Mickelson and Bradley, head over heels and fired up, set tone for U.S. team

Phil Mickelson and Keegan Bradley led the U.S. with an inspired showing on Friday.
Fred Vuich/SI

MEDINAH, Ill. — If you think Phil Mickelson and Keegan Bradley have good chemistry on the golf course, you should have seen them at lunch on Friday after their foursomes victory over Europe's best team, Luke Donald and Sergio Garcia, who had been a combined 14-0-1 in the format.

"They're infatuated with each other," says Bradley's very understanding girlfriend, Jillian Stacey. "They couldn't stop talking about each other. It was like, 'Oh that shot you hit was so great.' 'No, that putt of yours was even better.' 'But I couldn't have done it without your amazing read.' Every now and then they would stare into each other's eyes like they were a long-lost love. At some point Amy [Mickelson] was like, 'It's a good thing we're here, or they might start talking about getting married.'"

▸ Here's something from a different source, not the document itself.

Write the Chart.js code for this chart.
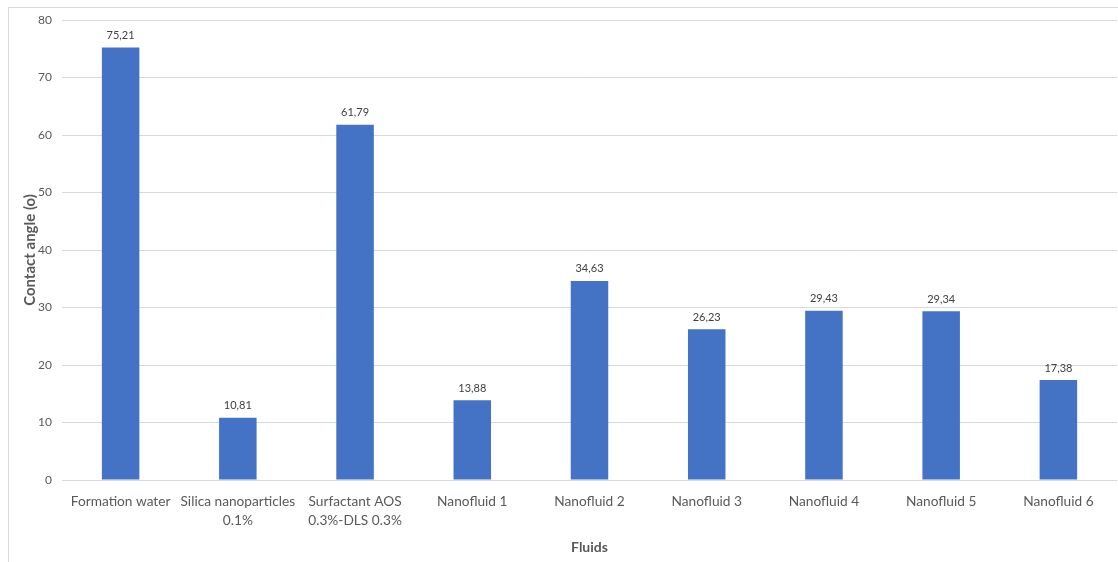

Mickelson and Bradley have forged their chemistry during frequent practice round battles on Tour, during which trash-talking, and a few crisp hundred dollar bills, are routinely exchanged. They are similar type-A personalities, but Bradley brings an East Coast edge that is balanced by Mickelson's Southern California cool. For much of this summer Mickelson suffered through a mysterious malaise, but on day one of the Ryder Cup he was clearly energized by his wide-eyed, twitchy, fist-pumping playing partner. "I don't think I've ever seen Phil this excited on a golf course," his mother, Mary, said.

"I felt young, and it felt great," said Mickelson, a 42-year-old Hall of Famer. "Had energy all day, just felt terrific. I'd say to him, 'Hey, I need a little pep talk,' and he'd just give me something that would get me boosted right up, and I'd end up hitting a good shot."

Bradley, a 26-year-old Ryder Cup rookie, felt equally at ease with his wingman, who, it must be said, has more losses than any other American Ryder Cupper. Of their alternate-shot victory, Bradley said: "I felt so freed up because I knew wherever I hit it, Phil could hit an amazing shot to save the hole for us. So I just freewheeled, which isn't necessarily easy to do in that format."

Amy Mickelson shared that confidence. "At one point Jillian said, 'Oh, I'm sorry, Phil's in the trees.' I said, 'He's used to it, he'll be fine.'"

The match versus Garcia and Donald was all square through 11 holes until the Americans won four straight to close out a 4-and-3 victory. Said Mickelson of Bradley, "The way he drives the golf ball off the tee, it just wears down your opponent, watching him hit the ball so long and straight. And the way he putts, it is just off the charts."

Mickelson's putting has been iffy going back to last year, when he started tinkering with a belly putter at Bradley's suggestion. Phil went to a claw grip during the FedEx Cup playoffs, and top-5 finishes at the Deutsche Bank and BMW gave him some much-needed belief in his blade. His wife insists Mickelson's mopey play earlier in the year had nothing to do with his psoriatic arthritis and was more about his balky putter.

"When he's not putting well, he can get discouraged, like a lot guys," says Amy. "That enthusiasm you're seeing has a lot to do with him feeling confident in his putting. Simple as that."

After Phil and Keegan's dewey-eyed lunch, they took on the potent team of Rory McIlroy and Graeme McDowell in fourballs. The surging Yanks promptly won the first three holes, giving them seven in a row spread across two matches. The Ulstermen were strangely flat after that and never got closer than 2-down. That was the score as they played the par-3 17th. With Bradley bunkered, Mickelson covered the flag with a 7-iron that his grateful playing partner called, with typical understatement, "the best shot I've ever seen in my life."

Mickelson's walk-off birdie ended the match 2 and 1. It was the first time in his Ryder career — nine Cups and counting — that he has won two matches on the same day. With Tiger Woods suffering two losses, it is clear that this has become Mickelson's team. He connects with his teammates in a way that the brooding Woods simply can't. Mickelson has enjoyed enough personal triumph in his career; coming through for his boys — and especially his new protégé Keegan — left him positively giddy.

"This is one of the most emotional days playing a Ryder Cup that we'll ever have," Mickelson said. "This has been one of the biggest highs that we've had."

Better yet, he and Bradley get to do it all over again on Saturday.